In particular, an October standoff between Fox and Cablevision ratched up the calls for government intervention. In that case, failure to hammer out a new agreement between the companies prevented some 3 million subscribers in the New York area from watching key baseball World Series and playoff games.

Retransmission fees have become an important source of profits for broadcasters, particularly as a decline in ad revenue has left many networks scrambling to maintain their profit margins and find alternative revenue streams.

The FCC did not propose any silver bullet to the feuds between media giants that have seen popular events such as the Oscars go dark. Instead, the FCC said it will consider whether subscribers must receive more advanced warning before a cable company drops a station.
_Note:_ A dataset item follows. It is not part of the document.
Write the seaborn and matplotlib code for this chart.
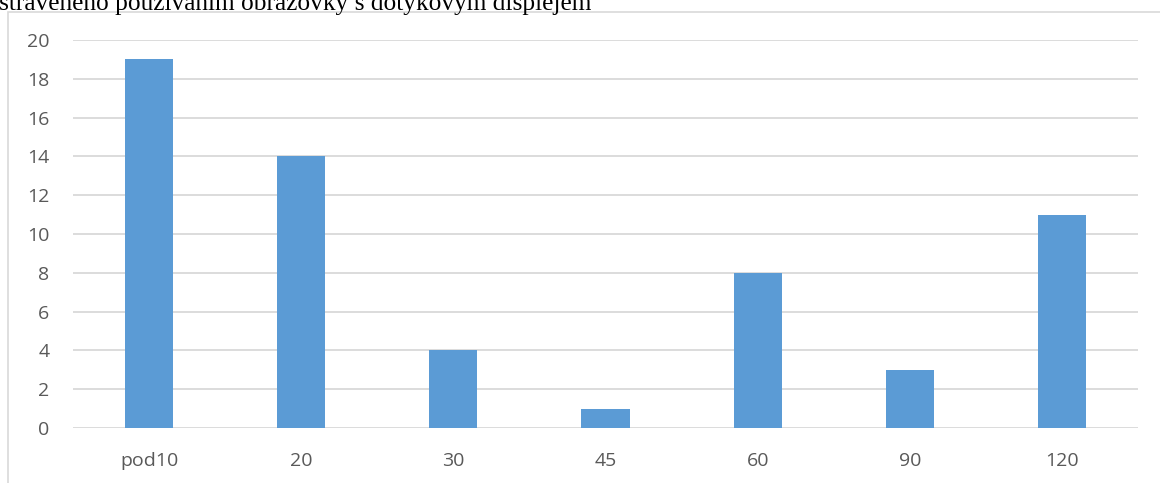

It also plans to examine easing restrictions that prevent providers from bringing in broadcasting from other regions when it cannot reach a deal with a local broadcaster.

The commission said that it will seek ways to ensure that media companies engage in good faith negotiations over fees.

The FCC has been under intense pressure from public interest groups who are pressing the commission to mandate that broadcasters and cable companies enter into binding arbitration when negotiations reach an impasse.

Many of those groups expressed optimism that the commission would find a more effective way to mitigate future disputes. 

"The FCC’s approval of a new rulemaking on retransmission consent is a big win for all who have demanded reform, including viewers who have been forced to endure more and more broadcaster blackouts and blackout threats. The Commission is clearly acknowledging that the current system is broken and that early 1990s rules must be updated," the American Television Alliance said in a statement. 

Cable companies also offered tentative praise for Thursday's moves. 

“The FCC’s Notice Of Proposed Rulemaking is an important first step for consumers, because it recognizes that consumers are the ones who are harmed when programming is pulled – or threatened to be pulled – from cable systems,” Tom Rutledge, Cablevision’s chief operating officer, said in a statement. 

It’s not clear, however, if the commission has the authority to do much more, at least not without congressional intervention.